Father Wolf had been instructed specially to recommend to the Holy See those priests whom he deemed qualified for appointment to vacant bishoprics. This was a matter of essential importance, and as such he devoted to it his particular care. Thomas O'Herlihy was appointed to Ross (1561); Donald McCongail or Magongail, the companion of his journeys, was appointed to Raphoe (1562); the Dominicans O'Harte and O'Crean were provided to the Sees of Achonry and Elphin in the same year at his request, and during the time he remained in Ireland his advice with regard to episcopal nominations was followed as a rule. He was instructed also to establish grammar schools throughout the country, and he was not long in Ireland till he realised the necessity of doing something for education, and above all for the education of candidates for the priesthood. In 1564 he obtained from Pius IV. the Bull, /Dum exquisita/, empowering himself and the Archbishop of Armagh to erect colleges and universities in Ireland on the model and with all the privileges of the Universities of Paris and Louvain. For this purpose they were empowered to apply the revenues of monasteries, and of benefices, and to make use of the ecclesiastical property generally. Unfortunately owing to the disturbed condition of the country, and the subsequent arrest of both the archbishop and the papal commissary, it was impossible to carry out this scheme.

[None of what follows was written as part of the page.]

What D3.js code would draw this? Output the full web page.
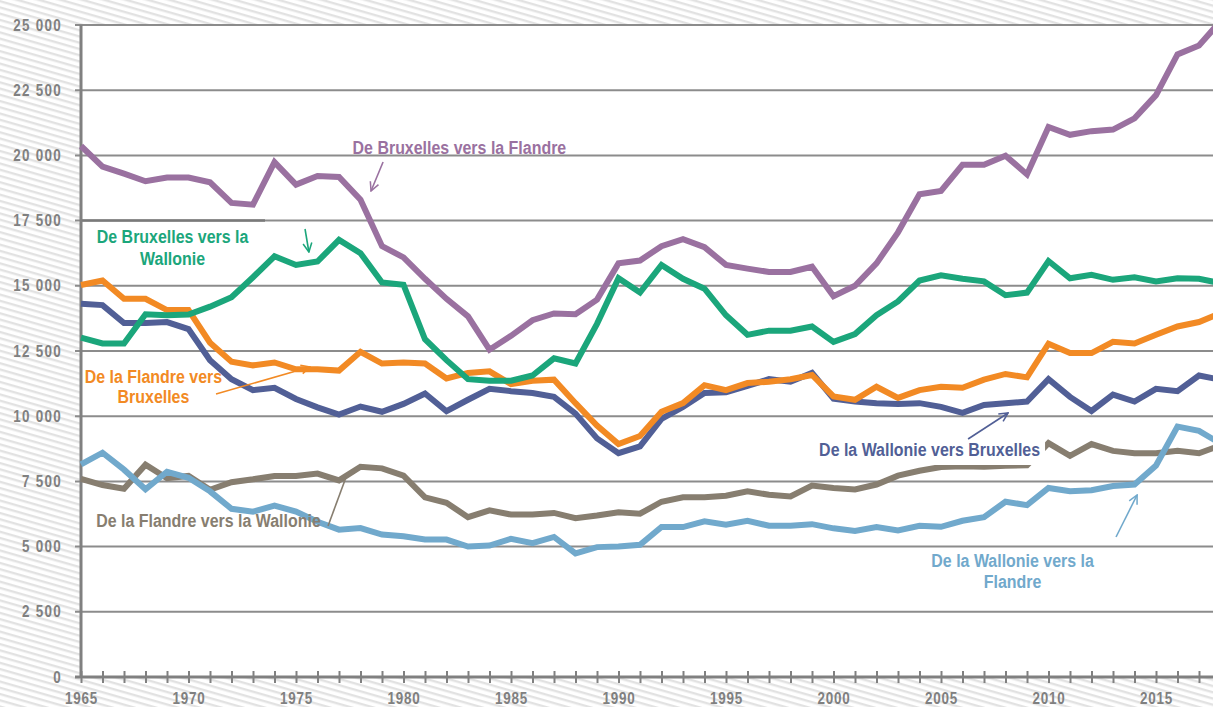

In the earlier sessions of the Council of Trent the Archbishop of Armagh had taken a leading part. When the Council opened for its final sessions in January 1562 Ireland was represented by O'Herlihy of Ross, McCongail of Raphoe, and O'Harte of Achonry. Nor were these mere idle spectators of the proceedings. They joined in the warm discussions that took place regarding the Sacrifice of the Mass, Communion under both kinds, the source of episcopal jurisdiction and of the episcopal obligation of residence, the erection of seminaries, and the matrimonial impediments. It is said that it was mainly owing to their exertions that the impediment of spiritual relationship was retained. After their return attempts were made to convoke provincial synods to promulgate the decrees of the Council of Trent. In 1566 apparently some of the prelates of Connaught assembled and proclaimed them in the province of Tuam; in 1587 the Bishops of Clogher, Derry, Raphoe, Down and Connor, Ardagh, Kilmore, and Achonry, together with a large number of clergy met in the diocese of Clogher for a similar purpose, and in 1614 they were proclaimed for the province of Dublin by a synod convoked at Kilkenny.
In 1560, and for several years after, the state of affairs in Ireland was so threatening that Elizabeth and her advisers were more concerned about maintaining a foothold in the country than about the abolition of the Mass. In the North Shane O'Neill had succeeded on the death of his father (1559), and seemed determined to vindicate for himself to the fullest the rights of the O'Neill over the entire province of Ulster. The Earl of Kildare refused to abandon the Mass, and was in close correspondence both with his kinsman the Earl of Desmond, and with several of the Irish chieftains. It was feared that a great Catholic confederation might be formed against Elizabeth, and that Scotland, France, Spain, and the Pope might be induced to lend their aid. Instructions were therefore issued to the Lord Deputy to induce the Earl of Kildare to come to London where he could be detained, and to stir up the minor princes of Ulster to weaken the power of O'Neill. By detaining men like the Earls of Kildare, Desmond, and Ormond in London, by stirring up rivalries and dissensions amongst Irishmen, and above all by getting possession of the children of both the Anglo-Irish and Irish nobles and bringing them to England for their education, it was hoped that Ireland might be both Anglicised and Protestantised.